The exercise
Please quote every line word for word.

::::

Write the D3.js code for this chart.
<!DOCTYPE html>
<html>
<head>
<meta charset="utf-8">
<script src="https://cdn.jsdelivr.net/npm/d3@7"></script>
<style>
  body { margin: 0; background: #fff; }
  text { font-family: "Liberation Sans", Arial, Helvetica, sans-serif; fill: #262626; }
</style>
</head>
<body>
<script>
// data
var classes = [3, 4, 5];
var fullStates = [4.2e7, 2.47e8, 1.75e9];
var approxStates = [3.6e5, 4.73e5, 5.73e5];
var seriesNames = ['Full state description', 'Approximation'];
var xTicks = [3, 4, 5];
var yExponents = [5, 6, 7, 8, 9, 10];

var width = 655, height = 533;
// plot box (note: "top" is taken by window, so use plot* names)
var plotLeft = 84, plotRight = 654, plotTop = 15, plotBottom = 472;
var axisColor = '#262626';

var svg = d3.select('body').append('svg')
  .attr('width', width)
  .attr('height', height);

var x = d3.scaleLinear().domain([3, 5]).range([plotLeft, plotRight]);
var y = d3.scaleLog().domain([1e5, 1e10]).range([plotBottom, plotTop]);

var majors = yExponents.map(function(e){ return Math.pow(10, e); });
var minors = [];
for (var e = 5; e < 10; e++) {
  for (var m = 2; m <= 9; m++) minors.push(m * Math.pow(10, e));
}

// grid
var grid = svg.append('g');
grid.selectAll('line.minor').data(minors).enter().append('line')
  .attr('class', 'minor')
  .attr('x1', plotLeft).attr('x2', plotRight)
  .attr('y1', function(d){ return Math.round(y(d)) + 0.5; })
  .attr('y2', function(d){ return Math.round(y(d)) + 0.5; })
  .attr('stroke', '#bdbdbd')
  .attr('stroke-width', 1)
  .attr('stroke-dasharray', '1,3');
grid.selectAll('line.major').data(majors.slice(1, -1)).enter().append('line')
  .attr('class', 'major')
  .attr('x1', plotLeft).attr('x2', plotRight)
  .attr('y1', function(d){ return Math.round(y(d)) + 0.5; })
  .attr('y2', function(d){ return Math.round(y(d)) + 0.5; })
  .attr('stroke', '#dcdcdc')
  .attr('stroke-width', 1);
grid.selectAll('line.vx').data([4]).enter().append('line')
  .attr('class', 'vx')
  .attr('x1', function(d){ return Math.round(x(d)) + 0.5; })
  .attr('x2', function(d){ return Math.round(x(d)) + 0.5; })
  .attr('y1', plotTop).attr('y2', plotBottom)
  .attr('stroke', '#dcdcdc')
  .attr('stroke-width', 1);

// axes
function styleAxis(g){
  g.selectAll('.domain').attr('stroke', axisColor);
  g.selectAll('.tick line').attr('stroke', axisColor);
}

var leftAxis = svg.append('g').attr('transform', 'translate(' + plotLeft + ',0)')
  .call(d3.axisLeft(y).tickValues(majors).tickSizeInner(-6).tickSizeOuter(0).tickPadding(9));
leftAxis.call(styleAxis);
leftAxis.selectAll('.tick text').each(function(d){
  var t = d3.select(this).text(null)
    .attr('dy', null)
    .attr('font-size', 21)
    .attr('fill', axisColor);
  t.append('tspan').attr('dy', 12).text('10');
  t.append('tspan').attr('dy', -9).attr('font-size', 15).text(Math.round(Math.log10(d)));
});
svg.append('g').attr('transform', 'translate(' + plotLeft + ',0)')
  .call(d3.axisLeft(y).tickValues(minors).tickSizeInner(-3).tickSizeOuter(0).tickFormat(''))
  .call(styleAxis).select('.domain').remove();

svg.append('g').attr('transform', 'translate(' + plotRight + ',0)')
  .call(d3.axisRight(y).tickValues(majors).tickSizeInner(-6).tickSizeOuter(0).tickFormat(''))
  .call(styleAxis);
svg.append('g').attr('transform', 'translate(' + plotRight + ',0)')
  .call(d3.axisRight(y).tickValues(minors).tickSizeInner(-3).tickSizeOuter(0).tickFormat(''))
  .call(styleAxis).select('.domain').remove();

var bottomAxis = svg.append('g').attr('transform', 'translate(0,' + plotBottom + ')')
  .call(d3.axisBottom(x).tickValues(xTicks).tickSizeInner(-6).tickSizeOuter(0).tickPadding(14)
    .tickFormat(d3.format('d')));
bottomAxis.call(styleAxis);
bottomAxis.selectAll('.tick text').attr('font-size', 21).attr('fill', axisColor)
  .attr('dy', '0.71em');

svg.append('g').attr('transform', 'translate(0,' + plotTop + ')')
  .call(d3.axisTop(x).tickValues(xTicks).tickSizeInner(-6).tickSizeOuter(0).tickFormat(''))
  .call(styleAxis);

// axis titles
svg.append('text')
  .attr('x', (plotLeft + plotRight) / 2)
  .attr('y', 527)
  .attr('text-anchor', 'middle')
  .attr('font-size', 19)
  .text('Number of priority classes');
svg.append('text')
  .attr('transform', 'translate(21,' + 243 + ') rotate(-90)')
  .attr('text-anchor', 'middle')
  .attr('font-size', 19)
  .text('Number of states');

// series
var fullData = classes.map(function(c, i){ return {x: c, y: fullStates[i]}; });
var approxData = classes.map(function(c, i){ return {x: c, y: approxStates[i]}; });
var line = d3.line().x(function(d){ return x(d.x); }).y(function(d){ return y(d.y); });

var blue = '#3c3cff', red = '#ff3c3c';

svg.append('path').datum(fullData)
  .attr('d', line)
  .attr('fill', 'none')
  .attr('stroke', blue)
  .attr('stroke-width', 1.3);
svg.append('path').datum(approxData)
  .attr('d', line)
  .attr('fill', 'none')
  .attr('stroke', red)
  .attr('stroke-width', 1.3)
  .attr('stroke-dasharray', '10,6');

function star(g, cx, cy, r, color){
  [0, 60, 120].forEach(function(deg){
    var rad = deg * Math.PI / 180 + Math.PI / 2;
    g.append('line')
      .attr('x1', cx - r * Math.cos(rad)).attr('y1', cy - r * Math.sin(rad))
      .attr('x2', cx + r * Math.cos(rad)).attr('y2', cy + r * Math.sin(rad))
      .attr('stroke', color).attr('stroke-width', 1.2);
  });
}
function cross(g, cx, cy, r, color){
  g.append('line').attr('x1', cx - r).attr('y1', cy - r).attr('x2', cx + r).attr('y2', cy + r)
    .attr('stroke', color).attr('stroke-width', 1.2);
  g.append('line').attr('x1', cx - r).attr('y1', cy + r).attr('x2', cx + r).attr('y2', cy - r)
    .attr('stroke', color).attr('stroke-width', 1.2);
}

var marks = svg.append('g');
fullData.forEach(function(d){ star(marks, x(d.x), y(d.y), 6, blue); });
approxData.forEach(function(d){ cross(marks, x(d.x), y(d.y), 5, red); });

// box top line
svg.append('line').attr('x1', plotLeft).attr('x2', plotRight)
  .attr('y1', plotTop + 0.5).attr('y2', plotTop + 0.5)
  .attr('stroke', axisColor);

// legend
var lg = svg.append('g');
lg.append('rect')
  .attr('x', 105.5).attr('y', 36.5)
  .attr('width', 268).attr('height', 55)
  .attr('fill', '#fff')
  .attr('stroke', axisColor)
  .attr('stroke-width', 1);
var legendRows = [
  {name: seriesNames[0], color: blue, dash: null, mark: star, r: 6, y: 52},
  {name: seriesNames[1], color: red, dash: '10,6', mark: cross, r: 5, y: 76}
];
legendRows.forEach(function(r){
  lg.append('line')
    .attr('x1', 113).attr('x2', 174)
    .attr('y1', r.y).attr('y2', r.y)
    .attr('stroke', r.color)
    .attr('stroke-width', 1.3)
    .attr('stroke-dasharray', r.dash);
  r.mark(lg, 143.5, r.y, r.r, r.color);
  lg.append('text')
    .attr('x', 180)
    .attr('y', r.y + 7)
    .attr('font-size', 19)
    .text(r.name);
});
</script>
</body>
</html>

::::

The result
Write the D3.js code for this chart.
<!DOCTYPE html>
<html>
<head>
<meta charset="utf-8">
<script src="https://cdn.jsdelivr.net/npm/d3@7"></script>
<style>
  body { margin: 0; background: #fff; }
  text { font-family: "Liberation Sans", Arial, Helvetica, sans-serif; fill: #262626; }
</style>
</head>
<body>
<script>
// data
var classes = [3, 4, 5];
var fullStates = [4.2e7, 2.47e8, 1.75e9];
var approxStates = [3.6e5, 4.73e5, 5.73e5];
var seriesNames = ['Full state description', 'Approximation'];
var xTicks = [3, 4, 5];
var yExponents = [5, 6, 7, 8, 9, 10];

var width = 655, height = 533;
// plot box (note: "top" is taken by window, so use plot* names)
var plotLeft = 84, plotRight = 654, plotTop = 15, plotBottom = 472;
var axisColor = '#262626';

var svg = d3.select('body').append('svg')
  .attr('width', width)
  .attr('height', height);

var x = d3.scaleLinear().domain([3, 5]).range([plotLeft, plotRight]);
var y = d3.scaleLog().domain([1e5, 1e10]).range([plotBottom, plotTop]);

var majors = yExponents.map(function(e){ return Math.pow(10, e); });
var minors = [];
for (var e = 5; e < 10; e++) {
  for (var m = 2; m <= 9; m++) minors.push(m * Math.pow(10, e));
}

// grid
var grid = svg.append('g');
grid.selectAll('line.minor').data(minors).enter().append('line')
  .attr('class', 'minor')
  .attr('x1', plotLeft).attr('x2', plotRight)
  .attr('y1', function(d){ return Math.round(y(d)) + 0.5; })
  .attr('y2', function(d){ return Math.round(y(d)) + 0.5; })
  .attr('stroke', '#bdbdbd')
  .attr('stroke-width', 1)
  .attr('stroke-dasharray', '1,3');
grid.selectAll('line.major').data(majors.slice(1, -1)).enter().append('line')
  .attr('class', 'major')
  .attr('x1', plotLeft).attr('x2', plotRight)
  .attr('y1', function(d){ return Math.round(y(d)) + 0.5; })
  .attr('y2', function(d){ return Math.round(y(d)) + 0.5; })
  .attr('stroke', '#dcdcdc')
  .attr('stroke-width', 1);
grid.selectAll('line.vx').data([4]).enter().append('line')
  .attr('class', 'vx')
  .attr('x1', function(d){ return Math.round(x(d)) + 0.5; })
  .attr('x2', function(d){ return Math.round(x(d)) + 0.5; })
  .attr('y1', plotTop).attr('y2', plotBottom)
  .attr('stroke', '#dcdcdc')
  .attr('stroke-width', 1);

// axes
function styleAxis(g){
  g.selectAll('.domain').attr('stroke', axisColor);
  g.selectAll('.tick line').attr('stroke', axisColor);
}

var leftAxis = svg.append('g').attr('transform', 'translate(' + plotLeft + ',0)')
  .call(d3.axisLeft(y).tickValues(majors).tickSizeInner(-6).tickSizeOuter(0).tickPadding(9));
leftAxis.call(styleAxis);
leftAxis.selectAll('.tick text').each(function(d){
  var t = d3.select(this).text(null)
    .attr('dy', null)
    .attr('font-size', 21)
    .attr('fill', axisColor);
  t.append('tspan').attr('dy', 12).text('10');
  t.append('tspan').attr('dy', -9).attr('font-size', 15).text(Math.round(Math.log10(d)));
});
svg.append('g').attr('transform', 'translate(' + plotLeft + ',0)')
  .call(d3.axisLeft(y).tickValues(minors).tickSizeInner(-3).tickSizeOuter(0).tickFormat(''))
  .call(styleAxis).select('.domain').remove();

svg.append('g').attr('transform', 'translate(' + plotRight + ',0)')
  .call(d3.axisRight(y).tickValues(majors).tickSizeInner(-6).tickSizeOuter(0).tickFormat(''))
  .call(styleAxis);
svg.append('g').attr('transform', 'translate(' + plotRight + ',0)')
  .call(d3.axisRight(y).tickValues(minors).tickSizeInner(-3).tickSizeOuter(0).tickFormat(''))
  .call(styleAxis).select('.domain').remove();

var bottomAxis = svg.append('g').attr('transform', 'translate(0,' + plotBottom + ')')
  .call(d3.axisBottom(x).tickValues(xTicks).tickSizeInner(-6).tickSizeOuter(0).tickPadding(14)
    .tickFormat(d3.format('d')));
bottomAxis.call(styleAxis);
bottomAxis.selectAll('.tick text').attr('font-size', 21).attr('fill', axisColor)
  .attr('dy', '0.71em');

svg.append('g').attr('transform', 'translate(0,' + plotTop + ')')
  .call(d3.axisTop(x).tickValues(xTicks).tickSizeInner(-6).tickSizeOuter(0).tickFormat(''))
  .call(styleAxis);

// axis titles
svg.append('text')
  .attr('x', (plotLeft + plotRight) / 2)
  .attr('y', 527)
  .attr('text-anchor', 'middle')
  .attr('font-size', 19)
  .text('Number of priority classes');
svg.append('text')
  .attr('transform', 'translate(21,' + 243 + ') rotate(-90)')
  .attr('text-anchor', 'middle')
  .attr('font-size', 19)
  .text('Number of states');

// series
var fullData = classes.map(function(c, i){ return {x: c, y: fullStates[i]}; });
var approxData = classes.map(function(c, i){ return {x: c, y: approxStates[i]}; });
var line = d3.line().x(function(d){ return x(d.x); }).y(function(d){ return y(d.y); });

var blue = '#3c3cff', red = '#ff3c3c';

svg.append('path').datum(fullData)
  .attr('d', line)
  .attr('fill', 'none')
  .attr('stroke', blue)
  .attr('stroke-width', 1.3);
svg.append('path').datum(approxData)
  .attr('d', line)
  .attr('fill', 'none')
  .attr('stroke', red)
  .attr('stroke-width', 1.3)
  .attr('stroke-dasharray', '10,6');

function star(g, cx, cy, r, color){
  [0, 60, 120].forEach(function(deg){
    var rad = deg * Math.PI / 180 + Math.PI / 2;
    g.append('line')
      .attr('x1', cx - r * Math.cos(rad)).attr('y1', cy - r * Math.sin(rad))
      .attr('x2', cx + r * Math.cos(rad)).attr('y2', cy + r * Math.sin(rad))
      .attr('stroke', color).attr('stroke-width', 1.2);
  });
}
function cross(g, cx, cy, r, color){
  g.append('line').attr('x1', cx - r).attr('y1', cy - r).attr('x2', cx + r).attr('y2', cy + r)
    .attr('stroke', color).attr('stroke-width', 1.2);
  g.append('line').attr('x1', cx - r).attr('y1', cy + r).attr('x2', cx + r).attr('y2', cy - r)
    .attr('stroke', color).attr('stroke-width', 1.2);
}

var marks = svg.append('g');
fullData.forEach(function(d){ star(marks, x(d.x), y(d.y), 6, blue); });
approxData.forEach(function(d){ cross(marks, x(d.x), y(d.y), 5, red); });

// box top line
svg.append('line').attr('x1', plotLeft).attr('x2', plotRight)
  .attr('y1', plotTop + 0.5).attr('y2', plotTop + 0.5)
  .attr('stroke', axisColor);

// legend
var lg = svg.append('g');
lg.append('rect')
  .attr('x', 105.5).attr('y', 36.5)
  .attr('width', 268).attr('height', 55)
  .attr('fill', '#fff')
  .attr('stroke', axisColor)
  .attr('stroke-width', 1);
var legendRows = [
  {name: seriesNames[0], color: blue, dash: null, mark: star, r: 6, y: 52},
  {name: seriesNames[1], color: red, dash: '10,6', mark: cross, r: 5, y: 76}
];
legendRows.forEach(function(r){
  lg.append('line')
    .attr('x1', 113).attr('x2', 174)
    .attr('y1', r.y).attr('y2', r.y)
    .attr('stroke', r.color)
    .attr('stroke-width', 1.3)
    .attr('stroke-dasharray', r.dash);
  r.mark(lg, 143.5, r.y, r.r, r.color);
  lg.append('text')
    .attr('x', 180)
    .attr('y', r.y + 7)
    .attr('font-size', 19)
    .text(r.name);
});
</script>
</body>
</html>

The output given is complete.